By way of conclusion, I would like to suggest a couple of ways in which this vision of the SIF program might become a reality. First, the SIF program should open an official dialog with DGS’s about pedagogical issues in graduate education and about the role the SIF program could play in addressing them. One immediate fruit of these conversations would be better identification and recruitment of SIF’s as DGS’s could help identify students mostly like to benefit from, and benefit the SIF program. It is also possible that with more coordination, departments might be able to help fund the SIF program by allowing some GTA/GRA stipends to be used to support SIF work. For example, the current project to create an online version of the US History survey could easily be assigned a TA or two out of the available pool to contribute to the work. Lines of conversation with individual departments might also help departments and the SIF coordinate on broader issues of curriculum and disciplinary training.

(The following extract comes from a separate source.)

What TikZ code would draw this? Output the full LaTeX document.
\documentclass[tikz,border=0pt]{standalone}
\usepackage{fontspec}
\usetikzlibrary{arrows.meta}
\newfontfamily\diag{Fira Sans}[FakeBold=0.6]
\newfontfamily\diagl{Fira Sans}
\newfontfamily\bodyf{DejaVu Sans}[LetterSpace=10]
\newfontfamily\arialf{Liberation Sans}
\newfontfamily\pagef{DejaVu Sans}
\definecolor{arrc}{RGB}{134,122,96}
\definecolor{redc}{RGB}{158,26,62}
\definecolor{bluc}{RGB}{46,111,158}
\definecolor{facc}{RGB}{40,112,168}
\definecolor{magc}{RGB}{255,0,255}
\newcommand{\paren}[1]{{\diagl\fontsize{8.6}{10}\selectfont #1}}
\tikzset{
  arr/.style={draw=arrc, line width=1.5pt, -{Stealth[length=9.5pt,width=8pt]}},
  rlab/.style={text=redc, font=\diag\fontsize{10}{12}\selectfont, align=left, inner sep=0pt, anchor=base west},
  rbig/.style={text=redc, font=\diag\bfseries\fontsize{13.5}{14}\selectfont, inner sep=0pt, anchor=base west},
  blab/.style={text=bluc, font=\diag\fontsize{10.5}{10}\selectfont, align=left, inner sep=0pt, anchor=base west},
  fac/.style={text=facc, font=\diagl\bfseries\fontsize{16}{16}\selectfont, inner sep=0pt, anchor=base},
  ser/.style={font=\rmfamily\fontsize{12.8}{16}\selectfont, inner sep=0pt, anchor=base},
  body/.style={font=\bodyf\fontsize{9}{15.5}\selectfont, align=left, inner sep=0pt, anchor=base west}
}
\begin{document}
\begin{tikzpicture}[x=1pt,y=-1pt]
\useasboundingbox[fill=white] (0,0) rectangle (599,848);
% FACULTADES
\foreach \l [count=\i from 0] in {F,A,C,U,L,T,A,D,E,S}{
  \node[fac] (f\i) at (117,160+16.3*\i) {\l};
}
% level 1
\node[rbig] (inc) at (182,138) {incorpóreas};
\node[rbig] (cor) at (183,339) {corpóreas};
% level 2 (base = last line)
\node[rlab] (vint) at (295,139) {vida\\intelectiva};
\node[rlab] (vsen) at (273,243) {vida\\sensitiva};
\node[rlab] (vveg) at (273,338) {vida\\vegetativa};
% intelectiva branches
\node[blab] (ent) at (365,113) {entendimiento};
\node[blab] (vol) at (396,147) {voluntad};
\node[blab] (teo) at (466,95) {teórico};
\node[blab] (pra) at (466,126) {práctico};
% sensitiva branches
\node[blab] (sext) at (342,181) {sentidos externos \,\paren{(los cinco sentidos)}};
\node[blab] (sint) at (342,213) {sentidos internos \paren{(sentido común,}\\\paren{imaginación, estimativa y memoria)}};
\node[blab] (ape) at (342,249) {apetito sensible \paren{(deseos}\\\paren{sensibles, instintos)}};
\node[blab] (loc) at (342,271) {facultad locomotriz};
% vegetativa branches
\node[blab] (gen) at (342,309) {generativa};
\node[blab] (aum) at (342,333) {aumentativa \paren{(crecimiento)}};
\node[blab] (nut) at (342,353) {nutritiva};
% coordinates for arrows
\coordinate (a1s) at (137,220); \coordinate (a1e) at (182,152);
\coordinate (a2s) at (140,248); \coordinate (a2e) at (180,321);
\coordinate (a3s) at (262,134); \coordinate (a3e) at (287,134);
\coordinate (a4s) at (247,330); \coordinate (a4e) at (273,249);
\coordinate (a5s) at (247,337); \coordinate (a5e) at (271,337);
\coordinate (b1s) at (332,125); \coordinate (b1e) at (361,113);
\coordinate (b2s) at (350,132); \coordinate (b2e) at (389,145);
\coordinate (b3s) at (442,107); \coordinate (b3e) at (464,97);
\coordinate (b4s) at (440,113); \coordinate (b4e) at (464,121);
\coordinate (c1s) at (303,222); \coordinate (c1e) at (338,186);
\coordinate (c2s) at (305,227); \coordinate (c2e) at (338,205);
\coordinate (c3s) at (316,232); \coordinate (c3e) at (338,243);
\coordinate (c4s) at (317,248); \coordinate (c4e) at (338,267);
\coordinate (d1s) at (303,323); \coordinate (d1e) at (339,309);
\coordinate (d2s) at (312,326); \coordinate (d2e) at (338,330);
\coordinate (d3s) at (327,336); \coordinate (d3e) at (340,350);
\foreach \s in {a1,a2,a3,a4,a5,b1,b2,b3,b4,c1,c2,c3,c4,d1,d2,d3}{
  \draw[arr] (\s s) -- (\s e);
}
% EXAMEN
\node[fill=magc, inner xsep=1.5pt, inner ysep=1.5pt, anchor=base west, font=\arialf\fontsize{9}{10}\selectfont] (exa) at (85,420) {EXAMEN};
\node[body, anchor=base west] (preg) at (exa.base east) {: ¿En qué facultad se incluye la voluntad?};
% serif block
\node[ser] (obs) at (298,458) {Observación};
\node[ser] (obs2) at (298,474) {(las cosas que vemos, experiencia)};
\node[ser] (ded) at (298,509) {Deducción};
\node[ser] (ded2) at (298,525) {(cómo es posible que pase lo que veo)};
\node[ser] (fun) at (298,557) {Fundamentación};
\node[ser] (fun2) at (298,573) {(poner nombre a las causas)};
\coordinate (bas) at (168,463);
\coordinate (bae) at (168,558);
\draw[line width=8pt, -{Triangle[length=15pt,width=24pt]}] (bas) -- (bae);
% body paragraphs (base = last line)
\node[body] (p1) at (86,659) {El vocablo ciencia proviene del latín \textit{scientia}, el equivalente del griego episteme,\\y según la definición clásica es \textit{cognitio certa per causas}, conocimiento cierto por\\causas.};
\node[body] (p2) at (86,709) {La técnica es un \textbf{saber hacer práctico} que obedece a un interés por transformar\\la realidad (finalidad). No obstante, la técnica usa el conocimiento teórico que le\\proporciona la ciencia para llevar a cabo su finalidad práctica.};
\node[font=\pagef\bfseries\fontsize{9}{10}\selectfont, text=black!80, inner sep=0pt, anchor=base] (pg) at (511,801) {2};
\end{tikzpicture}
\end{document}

Second, the SIF could better orient itself towards providing its fellows with the philosophical and educational background to talk about their work in other than technical terms. For example, those of us working on classroom based projects would benefit from a structured forum and common reading list designed to allow us to translate our experiences as SIF’s into teaching philosophy statements and would also benefit from the assignment of “research” time designed to allow us to pursue background knowledge relevant to our projects. This might be accomplished by ramping up the SIF blog and by assigning one or more SIF’s to schedule events and organize reading groups and administrate the educational side of the program. Finally, and this is perhaps another task that SIF fellows could help accomplish, the SIF program should develop the ability to track its graduates, both to demonstrate its success as a labor program and as a way of exploring and fine-tuning its project work.